Your OpenBSD 6.5 would have lang/guile2 version 2.2.4p0.
Your backtrace shows a crash at "vm-engine.c:573 NEXT (0);". I got the
crash in the same place. The macro "NEXT (0);" has a part that reads
ip[0]. In my crash, I can't access *ip, so ip[0] probably caused the
crash by segfault.
This code in vm-engine.c "call" assigns ip before doing "NEXT (0);":
if (SCM_LIKELY (SCM_PROGRAM_P (FP_REF (0))))
ip = SCM_PROGRAM_CODE (FP_REF (0));
else
ip = (scm_t_uint32 *) vm_apply_non_program_code;
APPLY_HOOK ();
NEXT (0);
By looking at macro definitions, I concluded that "FP_REF (0)" gets
(vp->fp - 1)->as_scm, a pointer to a Scheme object; and SCM_PROGRAM_*
interpret the object as a scm_t_cell. I printed this cell in egdb.
(gdb) print ip
$19 = (scm_t_uint32 *) 0x33955378
(gdb) print *ip
Cannot access memory at address 0x33955378
(gdb) print *(scm_t_cell *)((vp->fp - 1)->as_scm)
$20 = {word_0 = 0x45, word_1 = 0x33955378}
Here 0x45 is scm_tc7_program (so SCM_PROGRAM_P is true), and 0x33955378
is the bad pointer that SCM_PROGRAM_CODE gets from word_1. Some code
might put bad pointers in program objects. I modified guile to look for
such code. I added a global "scm_t_uint32 aaa;" and added some checks
like "aaa = *pointer". One such check crashed at vm-engine.c:1654
"make-closure":
UNPACK_24 (op, dst);
offset = ip[1];
UNPACK_24 (ip[2], nfree);
// FIXME: Assert range of nfree?
SYNC_IP ();
closure = scm_inline_words (thread, scm_tc7_program | (nfree << 16),
nfree + 2);
aaa = *(ip + offset);
SCM_SET_CELL_WORD_1 (closure, ip + offset);
// FIXME: Elide these initializations?
for (n = 0; n < nfree; n++)
SCM_PROGRAM_FREE_VARIABLE_SET (closure, n, SCM_BOOL_F);
SP_SET (dst, closure);
NEXT (3);
(gdb) print ip
$12 = (scm_t_uint32 *) 0xcf1ea3b8
(gdb) print offset
$13 = -1005191168
(gdb) print *(ip + offset)
Cannot access memory at address 0xdf76a3b8
(gdb) print ip[1]
Cannot access memory at address 0xcf1ea3bc
I can't read ip[1] in the core dump, but the program did read ip[1] in
"offset = ip[1];" before the crash. The call to scm_inline_words(), to
allocate the scm_tc7_program object, seems to have also freed the memory
where ip points. This might be a problem with the garbage collector.
I also can't read ip[0] and ip[3] in the core dump. If the program
didn't run "aaa = *(ip + offset);", it would crash when "NEXT (3);"

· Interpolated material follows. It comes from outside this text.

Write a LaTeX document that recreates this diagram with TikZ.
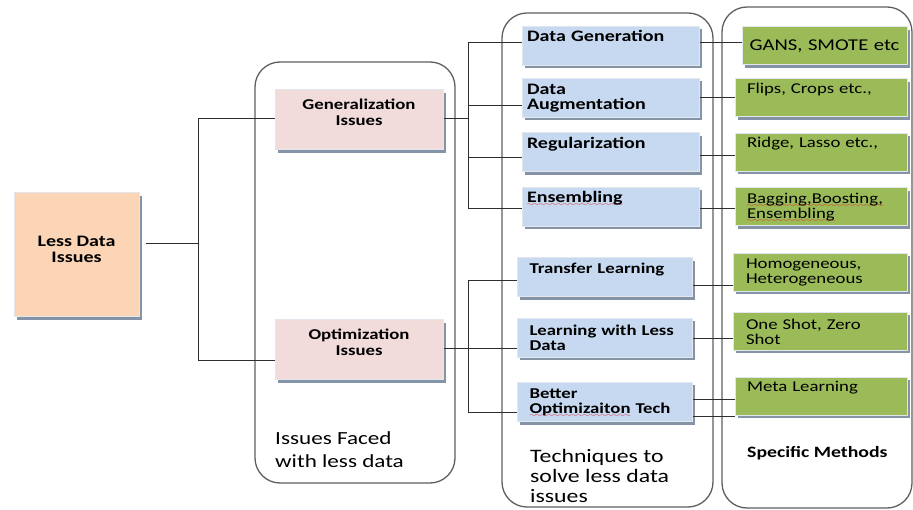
\documentclass[tikz,border=0pt]{standalone}
\usepackage{fontspec}
\setmainfont{Carlito}[FakeStretch=1.25]
\usetikzlibrary{shadows}

\definecolor{panelline}{HTML}{5E5E5E}
\definecolor{wireline}{HTML}{2E2E2E}
\definecolor{rootfill}{HTML}{FBD5B5}
\definecolor{issuefill}{HTML}{F2DCDB}
\definecolor{techfill}{HTML}{C6D9F1}
\definecolor{methodfill}{HTML}{9BBB59}
\definecolor{shadowc}{HTML}{8593A6}
\definecolor{rimc}{HTML}{E2E7EE}
\definecolor{spellc}{HTML}{E02020}

\newcommand\setfs[2]{\fontsize{#1}{#2}\selectfont}
% red wavy underline for misspelled words
\font\wavefont=lasy8
\newsavebox\spellbox
\newcommand\spellwave[1]{\leavevmode\sbox\spellbox{#1}%
  \rlap{\smash{\textcolor{spellc}{\lower4pt\hbox to\wd\spellbox{\xleaders\hbox{\wavefont\char58}\hfill}}}}%
  \usebox\spellbox}

\tikzset{
  panel/.style={draw=panelline, line width=1.3pt, rounded corners=25pt, inner sep=0pt},
  wire/.style={draw=wireline, line width=0.9pt},
  box/.style={rectangle, draw=rimc, line width=1pt, inner ysep=0pt,
    drop shadow={shadow xshift=3pt, shadow yshift=-3pt, opacity=1, fill=shadowc}},
  rootbox/.style={box, fill=rootfill, minimum width=125pt, minimum height=124pt,
    align=center, font=\bfseries\setfs{16}{16}, text depth=12pt},
  issuebox/.style={box, fill=issuefill, minimum width=168pt, minimum height=60pt,
    align=center, font=\bfseries\setfs{15}{16}, text depth=16pt},
  techbox/.style={box, fill=techfill, minimum height=39pt, inner xsep=5pt,
    text width=167pt, align=left, font=\bfseries\setfs{16}{15}},
  techboxlow/.style={box, fill=techfill, minimum height=39pt, inner xsep=12.5pt,
    text width=150pt, align=left, font=\bfseries\setfs{15}{15}},
  methodbox/.style={box, fill=methodfill, minimum height=38pt, inner xsep=12pt,
    text width=148pt, align=left, font=\setfs{15}{15}},
  caption/.style={inner sep=0pt, align=left, anchor=north west},
}

\begin{document}
\begin{tikzpicture}[x=1pt, y=-1pt]
\useasboundingbox (0,0) rectangle (913,510);

% column panels
\node[panel, minimum width=200pt, minimum height=421pt] (p1) at (355,272.5) {};
\node[panel, minimum width=211pt, minimum height=494pt] (p2) at (607.5,260) {};
\node[panel, minimum width=190pt, minimum height=501pt] (p3) at (817,257.5) {};

% panel captions
\node[caption, font=\setfs{18.5}{23}] (c1) at (275,431) {Issues Faced\\with less data};
\node[caption, font=\setfs{19}{20}] (c2) at (530,449) {Techniques to\\solve less data\\issues};
\node[caption, font=\bfseries\setfs{15.8}{18}] (c3) at (747,446) {Specific Methods};

% boxes
\node[rootbox] (ld) at (76.5,255) {Less Data\\Issues};

\node[issuebox] (gen) at (359,120) {Generalization\\Issues};
\node[issuebox] (opt) at (359,350) {Optimization\\Issues};

\node[techbox, minimum width=177pt] (dg)  at (610.5,46)  {Data Generation\\\strut};
\node[techbox, minimum width=177pt] (da)  at (610.5,98)  {Data\\Augmentation};
\node[techbox, minimum width=177pt] (reg) at (610.5,152.5) {Regularization\\\strut};
\node[techbox, minimum width=177pt] (ens) at (610.5,207) {\spellwave{Ensembling}\\\strut};

\node[techboxlow, minimum width=175pt] (tl) at (604.5,277.5) {Transfer Learning\\\strut};
\node[techboxlow, minimum width=175pt] (lw) at (604.5,338)   {Learning with Less\\Data};
\node[techboxlow, minimum width=175pt] (bo) at (604.5,402)   {Better\\\spellwave{Optimizaiton} Tech};

\node[methodbox, minimum width=165pt, inner xsep=4pt, text width=157pt, align=center,
      font=\setfs{16.5}{16}] (gans) at (824.5,46) {GANS, SMOTE etc};
\node[methodbox, minimum width=172pt] (flips) at (821,98)    {Flips, Crops etc.,\\\strut};
\node[methodbox, minimum width=172pt] (ridge) at (821,152.5) {Ridge, Lasso etc.,\\\strut};
\node[methodbox, minimum width=172pt] (bag)   at (821,207)   {\spellwave{Bagging,Boosting,}\\\spellwave{Ensembling}};
\node[methodbox, minimum width=174pt] (homo)  at (820,272.5) {Homogeneous,\\Heterogeneous};
\node[methodbox, minimum width=174pt] (one)   at (820,331.5) {One Shot, Zero\\Shot};
\node[methodbox, minimum width=172pt] (meta)  at (821,396.5) {Meta Learning\\\strut};

% root to issues
\coordinate (j1) at (198,243);
\draw[wire] ([xshift=6pt,yshift=12pt]ld.east) -- (j1);
\draw[wire] (j1) |- ([yshift=2pt]gen.west);
\draw[wire] (j1) |- ([yshift=-10pt]opt.west);

% generalization to techniques
\coordinate (j2) at (468,118);
\draw[wire] ([yshift=2pt]gen.east) -- (j2);
\draw[wire] (j2) |- ([yshift=4pt]dg.west);
\draw[wire] (j2) |- ([yshift=-7pt]da.west);
\draw[wire] (j2) |- ([yshift=-4.5pt]reg.west);
\draw[wire] (j2) |- ([yshift=-1pt]ens.west);

% optimization to techniques
\coordinate (j3) at (468,348);
\draw[wire] ([yshift=2pt]opt.east) -- ([yshift=-10pt]lw.west);
\draw[wire] (j3) |- ([yshift=-2.5pt]tl.west);
\draw[wire] (j3) |- ([yshift=-10pt]bo.west);

% techniques to methods
\draw[wire] ([yshift=4pt]dg.east) -- ([yshift=4pt]gans.west);
\draw[wire] ([yshift=1pt]da.east) -- ([yshift=1pt]flips.west);
\draw[wire] ([yshift=-2.5pt]reg.east) -- ([yshift=-2.5pt]ridge.west);
\draw[wire] ([yshift=-1pt]ens.east) -- ([yshift=-1pt]bag.west);
\draw[wire] ([yshift=-7.5pt]tl.east) -- ([yshift=-12.5pt]homo.west);
\draw[wire] (lw.east) -- ([yshift=-6.5pt]one.west);
\draw[wire] ([yshift=3pt]bo.east) -- ([yshift=-2.5pt]meta.west);
\draw[wire] ([yshift=-14pt]bo.east) -- ([yshift=-19.5pt]meta.west);
\end{tikzpicture}
\end{document}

reads ip[3]. This doesn't make sense, because the original crash was
not at this "NEXT (3);", but at that other "NEXT (0);". I seem to have
changed the behavior of the garbage collector. I wonder if the GC scans
global variables, and my added "aaa" caused the change.

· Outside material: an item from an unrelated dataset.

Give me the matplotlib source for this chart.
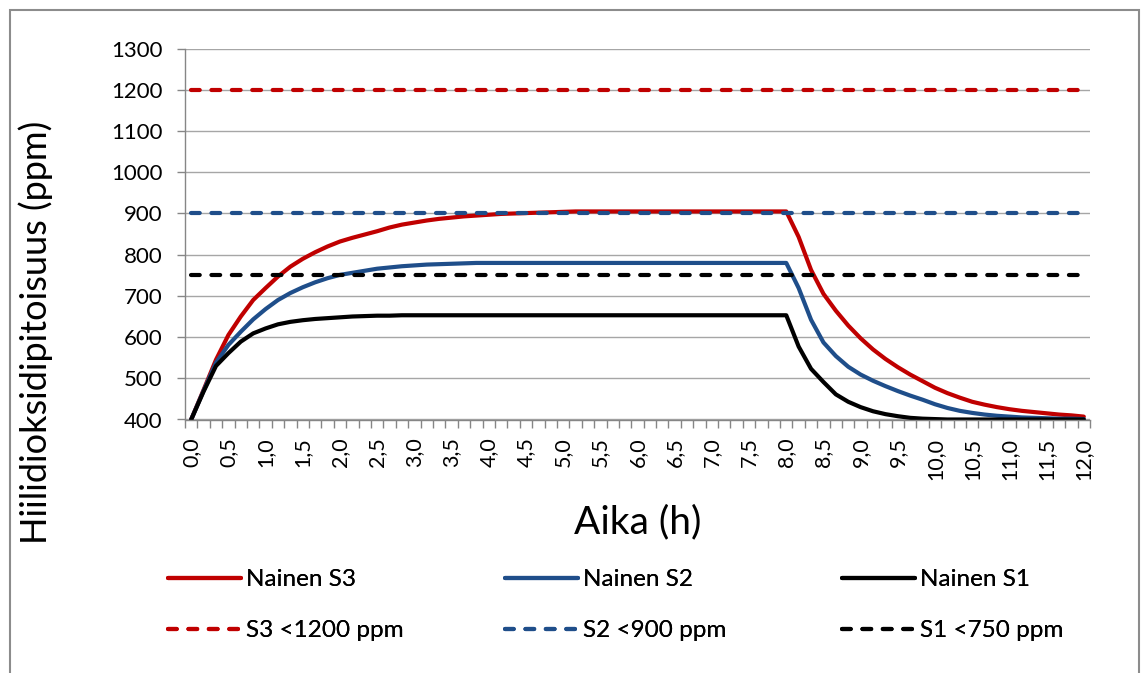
import matplotlib
matplotlib.use('Agg')
import matplotlib.pyplot as plt
from matplotlib.patches import Rectangle
import numpy as np

# CO2 concentration, one value per 10 min step from 0,0 h to 12,0 h
nainen_s3 = [400, 472, 545, 605, 650, 690, 719, 747, 771, 790,
             806, 820, 832, 841, 849, 857, 866, 873, 878, 883,
             887, 890, 893, 895, 897, 899, 900, 901, 902, 903,
             904, 905, 905, 905, 905, 905, 905, 905, 905, 905,
             905, 905, 905, 905, 905, 905, 905, 905, 905, 843,
             763, 705, 664, 628, 597, 570, 547, 527, 509, 493,
             477, 464, 453, 443, 436, 430, 425, 421, 418, 415,
             412, 410, 407]
nainen_s2 = [400, 470, 538, 581, 613, 643, 668, 690, 707, 721,
             733, 743, 751, 756, 761, 766, 769, 772, 774, 776,
             777, 778, 779, 780, 780, 780, 780, 780, 780, 780,
             780, 780, 780, 780, 780, 780, 780, 780, 780, 780,
             780, 780, 780, 780, 780, 780, 780, 780, 780, 719,
             642, 587, 554, 528, 509, 494, 481, 469, 458, 448,
             437, 428, 421, 416, 412, 409, 407, 405, 404, 403,
             402, 402, 401]
nainen_s1 = [400, 468, 530, 561, 589, 609, 621, 631, 637, 641,
             644, 646, 648, 650, 651, 652, 652, 653, 653, 653,
             653, 653, 653, 653, 653, 653, 653, 653, 653, 653,
             653, 653, 653, 653, 653, 653, 653, 653, 653, 653,
             653, 653, 653, 653, 653, 653, 653, 653, 653, 577,
             523, 491, 461, 443, 430, 420, 413, 408, 404, 402,
             401, 400, 400, 400, 400, 400, 400, 400, 400, 400,
             400, 400, 400]

limit_s3 = 1200
limit_s2 = 900
limit_s1 = 750

tick_labels = ['0,0', '0,5', '1,0', '1,5', '2,0', '2,5', '3,0', '3,5', '4,0',
               '4,5', '5,0', '5,5', '6,0', '6,5', '7,0', '7,5', '8,0', '8,5',
               '9,0', '9,5', '10,0', '10,5', '11,0', '11,5', '12,0']

RED = '#C00000'
BLUE = '#1F4E8A'
BLACK = '#000000'
GRID = '#A6A6A6'
AXIS = '#868686'

plt.rcParams['font.family'] = ['Lato', 'DejaVu Sans']

W, H = 1141, 673
fig = plt.figure(figsize=(W / 100, H / 100), dpi=100)
ax = fig.add_axes([185 / W, 1 - 419.5 / H, (1090 - 185) / W, (419.5 - 48.7) / H])

x = np.arange(len(nainen_s3))
lw = 3.0

solid = []
for values, color, label in [(nainen_s3, RED, 'Nainen S3'),
                             (nainen_s2, BLUE, 'Nainen S2'),
                             (nainen_s1, BLACK, 'Nainen S1')]:
    line, = ax.plot(x, values, color=color, lw=lw, label=label,
                    solid_joinstyle='round', solid_capstyle='round')
    solid.append(line)

dashed = []
for limit, color, label in [(limit_s3, RED, 'S3 <1200 ppm'),
                            (limit_s2, BLUE, 'S2 <900 ppm'),
                            (limit_s1, BLACK, 'S1 <750 ppm')]:
    line, = ax.plot(x, [limit] * len(x), color=color, lw=lw, label=label,
                    dashes=(2.1, 2.8), dash_capstyle='round')
    dashed.append(line)

ax.set_xlim(-0.5, len(x) - 0.5)
ax.set_ylim(400, 1300)
ax.set_yticks(range(400, 1301, 100))
ax.grid(axis='y', color=GRID, lw=1.0)
ax.set_axisbelow(True)

for side in ['top', 'right']:
    ax.spines[side].set_visible(False)
for side in ['left', 'bottom']:
    ax.spines[side].set_color(AXIS)
    ax.spines[side].set_linewidth(1.0)

ax.set_xticks(range(0, len(x), 3))
ax.set_xticklabels(tick_labels, rotation=90)
ax.set_xticks(np.arange(-0.5, len(x), 1), minor=True)
ax.tick_params(axis='x', which='major', length=0, pad=13, labelsize=15.5)
ax.tick_params(axis='x', which='minor', length=6, color=AXIS, width=1.0)
ax.tick_params(axis='y', length=6, color=AXIS, width=1.0, pad=10, labelsize=16)

fig.text(638 / W, 1 - 522 / H, 'Aika (h)', fontsize=28, ha='center', va='center')
fig.text(36 / W, 1 - 332 / H, 'Hiilidioksidipitoisuus (ppm)', fontsize=26,
         rotation=90, ha='center', va='center')

# Excel style legend: three equally wide columns
for col, left in enumerate([168, 505, 842]):
    pair = [solid[col], dashed[col]]
    leg = fig.legend(pair, [p.get_label() for p in pair], loc='upper left',
                     bbox_to_anchor=(left / W, 1 - 569 / H), frameon=False,
                     fontsize=17.5, handlelength=3.0, handletextpad=0.2,
                     labelspacing=1.25, borderpad=0, borderaxespad=0)
    fig.add_artist(leg)

fig.patches.append(Rectangle((10 / W, -0.05), (1139 - 10) / W, 1.05 - 10 / H,
                             transform=fig.transFigure, fill=False,
                             edgecolor='#8C8C8C', lw=1.5))

fig.savefig('out.png', dpi=100)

The garbage collector is from devel/boehm-gc version 7.6.0p3. I did
$ cd /usr/ports/devel/boehm-gc
$ make test
and all 15 tests passed. If the garbage collector has a problem, these
tests don't expose the problem. I still don't know how to fix the
problem in Guile. --George
Thanks George. This is good information. I'm traveling the next 2
weeks but I'm taking the G4 Mini with me in case I have time to work on
it. Thanks again for looking into it.